Fifth, I get the sense that I'm on the low end of the people who take private lessons from him, so I don't want to appear Not Serious About The Lesson by asking a bunch of off-topic stuff.

That's my story! :)


damn...you took me serious anyway. i was just being an a**hole in my post.

skiracer55
05-24-2007, 02:25 PM
man at the end of that one I post I heard drums thumping, trumpets blarring ;-) Good stuff great post

Think the most important thing you mentioned is to know what you are trying to do. If you're not doing it slow down. Take a few breaths and don't worry about what you messed up, think about what you want to do, take a practice swing and then let it go. Do it right next time.


...and what you've encapsulated is a very, very valuable lesson that Sam taught me last summer. We were in a hitting session, and I was *****ing and moaning about the last 2 points I hosed and he said "Tennis is serial. Focus on the next point, not the one you just lost...or won." My way of saying this is a little more direct, and people have asked me to make this into a T-Shirt: "Shut Up and Play Tennis." .

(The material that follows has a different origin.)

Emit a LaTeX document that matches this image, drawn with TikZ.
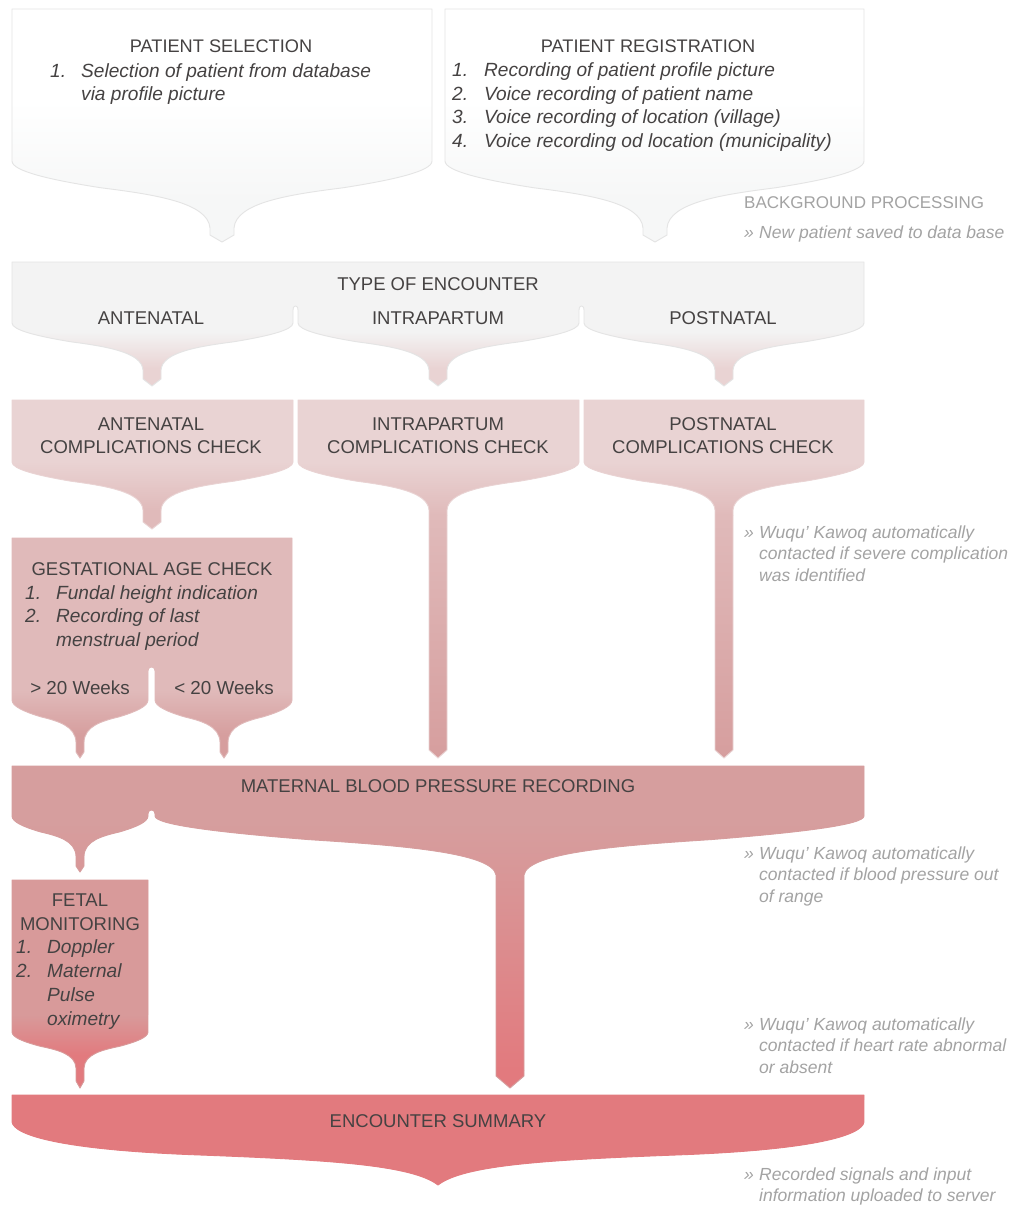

..and there's a custom version coming out later that reads "Shut Up and Play Tennis [your name] You Stupid Pig Animal".

sureshs
05-24-2007, 03:38 PM
i am beginning to think....i would want to be Cindy's coach/instructor. instead of asking the pro questions, she keeps coming here for advice on tennis. so all i have to do is...nothing really. ok i am in a bad mood. dont mind me.

edit: oh i guess i should try to help. the question i am wondering is: do you forget how to drive or bake or ride a bicycle? i thought so. so apply it to tennis. if you are really forgetting that much (to create a forgetting curve) something is possibly VERY wrong. i would be worried if after learning how to bike i wake up one day and couldnt do it.


For those who picked up tennis late, it is very difficult to get it into "muscle memory". I can completely relate to what she is saying.

Bicycling and driving are somewhat different. The number of different moves you need to make, the importance of physical fitness, hand-eye coordination, general body coordination are not as much as serving in tennis or other shots (I am talking about the usual driving that most people do, and the occasional biking, not Formula 1 or Tour de France).

zapvor
05-24-2007, 04:29 PM
when i say i am in a bad mood and being a jerk, you are supposed to not take me serious, and instead reply with "what a ^%$#($ he is" but you guys on here are far too kind. i am humbled, and thank you.

Bagumbawalla
05-26-2007, 07:12 AM
Here in California they are always testing the students performance in subject matter taught in the schools.

When a school learns that their students are low in (say) math skills, then they spare no effort to beef up the math skills in their district.

When the next test results come out; guess what? Math scores are up, but language score are down. It is an ENDLESS cycle. They never get it.

Same thing in tennis.

Tennis, like many sports, is a game that requires constant practice, drilling, repetition. You can never just relax and assume your backhand (for example) is perfected and, therefore, good for all time.

What a person needs to do is break down the various types of shots and movements in tennis and practice them ALL, weaknesses AND strengths on a regular basis.

Having said that, I recognize that a large percentage of players out there just want to hit the ball around, play games, and have fun.

But, for everyone else, who is interested in a program of improvement-- less "playing" more drilling.

Good luck,

B

paulfreda
05-26-2007, 09:41 PM
You should bring a notebook with you the next time you have a lesson. When you write down what you've learned that day, you can always go back to it when you need to freshen up on what you might be struggling with.

Strongly agree with this point.
I keep a notebook and write ALL observations down as I often forget a key swing thought and do not remember it for a year or more. With a notes then transfered to a simple text file on your computer, this will not happen any longer.
And not only for lessons but for every match or practice session. I learn something every time I play; sometimes its a little thing, other times it is huge, but I always learn something.